For instance, one of the first film’s most powerful moments came when Katniss sang a lullaby to ally Rue and spread flowers over her dead body. But the sister scene in Ballad is comparatively cold, as it involves a relatively anonymous character caring for the corpses of relatively anonymous contestants.
Zegler tries her best as Lucy Gray. To Collins’s credit, the author invented an entirely different character here: It would have been easy to create a Katniss clone, but Lucy Gray is ebullient where Katniss is sullen, emotional where Katniss is reserved. Coryo’s crush is full of songs and homespun sayings; she’s comfortable on a stage. But Lucy Gray isn’t the main character, so her charisma can go only so far.
Moreover, it makes narrative sense that the fledgling romance between Coryo and Lucy Gray wouldn’t captivate like Katniss and Peeta’s. Snow is a villain who abuses his power; his isn’t supposed to be a healthy relationship. But that justification doesn’t make for a more compelling viewing experience. At some point, the Ballad adaptation just has a Jennifer Lawrence–shaped hole in its emotional core.
Not as many readers were receptive to this new direction for the series. On Goodreads, for instance, Ballad received many fewer reviews and much worse ratings than its predecessors.
‘Hunger Games’ Series Goodreads Ratings
As a reader, I disagreed with that consensus on the prequel; even if I couldn’t connect as well to the characters, I appreciated the craft of the novel a great deal. I also found it particularly refreshing that Collins told a new story rather than cash in with a rote expansion of her fictional universe and milk the IP for all it’s worth. She didn’t release the Ballad novel until 2020, a full decade after Mockingjay concluded the Katniss trilogy; she wouldn’t have written another entry if she didn’t feel she had something new to say.
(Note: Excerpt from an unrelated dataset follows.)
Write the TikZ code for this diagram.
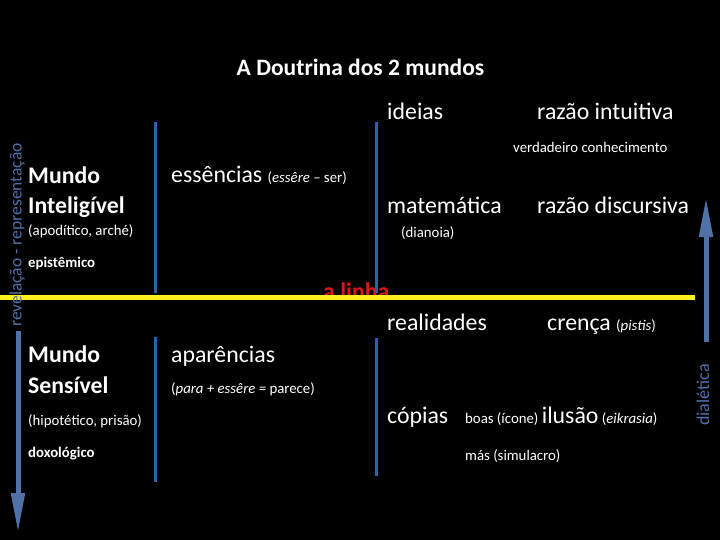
\documentclass[tikz,border=0pt]{standalone}
\usepackage{fontspec}
\setmainfont{Carlito}
\usetikzlibrary{arrows.meta}
\definecolor{linecol}{RGB}{42,98,168}
\definecolor{arrcol}{RGB}{79,113,168}
\definecolor{yel}{RGB}{255,240,30}
\definecolor{redt}{RGB}{225,20,20}
\tikzset{
  big/.style={text=white, anchor=base west, inner sep=0pt, font=\fontsize{23.8}{26}\selectfont},
  bigb/.style={text=white, anchor=base west, inner sep=0pt, font=\fontsize{23.8}{26}\selectfont\bfseries},
  small/.style={text=white, anchor=base west, inner sep=0pt, font=\fontsize{14.8}{17}\selectfont},
  smallb/.style={text=white, anchor=base west, inner sep=0pt, font=\fontsize{14.8}{17}\selectfont\bfseries},
  vline/.style={draw=linecol, line width=3pt},
  bigarrow/.style={draw=arrcol, line width=5pt, -{Triangle[length=40pt,width=13pt]}},
  sidetxt/.style={text=arrcol, inner sep=0pt, rotate=90}
}
\newcommand{\sm}{\fontsize{14.8}{17}\selectfont}
\begin{document}
\begin{tikzpicture}[x=1pt,y=-1pt]
\fill[black] (0,0) rectangle (720,540);
\useasboundingbox (0,0) rectangle (720,540);

% title
\node[text=white, anchor=base, inner sep=0pt, font=\fontsize{23.5}{26}\selectfont\bfseries] (title) at (360.5,76) {A Doutrina dos 2 mundos};

% red label under the line
\node[anchor=base west, inner sep=0pt, text=redt, font=\fontsize{23.8}{26}\selectfont\bfseries] (alinha) at (323,299) {a linha};

% left column
\node[bigb] (mundo1) at (28,184) {Mundo};
\node[bigb] (intel) at (28,214) {Inteligível};
\node[small] (apod) at (28,236) {(apodítico, arché)};
\node[smallb] (epist) at (28,267) {epistêmico};
\node[bigb] (mundo2) at (28,362) {Mundo};
\node[bigb] (sens) at (28,393) {Sensível};
\node[small] (hipo) at (28,425) {(hipotético, prisão)};
\node[smallb] (doxo) at (28,457) {doxológico};

% middle column
\node[big] (ess) at (171,183) {essências {\sm(\textit{essêre} – ser)}};
\node[big] (apar) at (171,362) {aparências};
\node[small] (para) at (171,393) {(\textit{para + essêre =} parece)};

% right part
\node[big] (ideias) at (387,120) {ideias};
\node[big] (razint) at (537,120) {razão intuitiva};
\node[small] (verd) at (513,153) {verdadeiro conhecimento};
\node[big] (mat) at (387,214) {matemática};
\node[big] (razdis) at (537,214) {razão discursiva};
\node[small] (dian) at (401,237) {(dianoia)};
\node[big] (real) at (387,330) {realidades};
\node[big] (cren) at (547,330) {crença {\sm(\textit{pistis})}};
\node[big] (cop) at (387,423) {cópias};
\node[small] (boas) at (465,423) {boas (ícone) {\fontsize{23.8}{26}\selectfont ilusão} (\textit{eikrasia})};
\node[small] (mas) at (465,460) {más (simulacro)};

% vertical blue lines
\coordinate (l1a) at (155,122); \coordinate (l1b) at (155,293);
\coordinate (l1c) at (155,337); \coordinate (l1d) at (155,482);
\coordinate (l2a) at (376,122); \coordinate (l2b) at (376,293);
\coordinate (l2c) at (376,338); \coordinate (l2d) at (376,476);
\draw[vline] (l1a) -- (l1b);
\draw[vline] (l1c) -- (l1d);
\draw[vline] (l2a) -- (l2b);
\draw[vline] (l2c) -- (l2d);

% yellow line
\coordinate (ya) at (0,297.5); \coordinate (yb) at (695,297.5);
\draw[yel, line width=5.5pt] (ya) -- (yb);

% side arrows
\coordinate (la) at (18,331); \coordinate (lb) at (18,533);
\draw[bigarrow] (la) -- (lb);
\node[sidetxt, font=\fontsize{17.5}{20}\selectfont] (revel) at (17,235) {revelação - representação};

\coordinate (ra) at (706,342); \coordinate (rb) at (706,197);
\draw[bigarrow] (ra) -- (rb);
\node[sidetxt, font=\fontsize{18}{20}\selectfont] (dial) at (703,395) {dialética};
\end{tikzpicture}
\end{document}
With this effort, both the book and movie versions generally avoid the worst traps to which prequels most often succumb. Because it takes place so many decades in the past, the fates of many of its characters (alas, not Snow) are mysteries to viewers. Its cameos are minimal, its Easter eggs mostly unobtrusive. (There is, however, one “Katniss” reference that will make you either light up or groan deeply, depending on your tolerance for such things.)
But ultimately, this villain origin story works better as an intellectual exercise in book form than an immersive cinematic experience. Ballad offers Hunger Games fans a new flavor, and it tastes pretty good—just not quite as fresh as the original.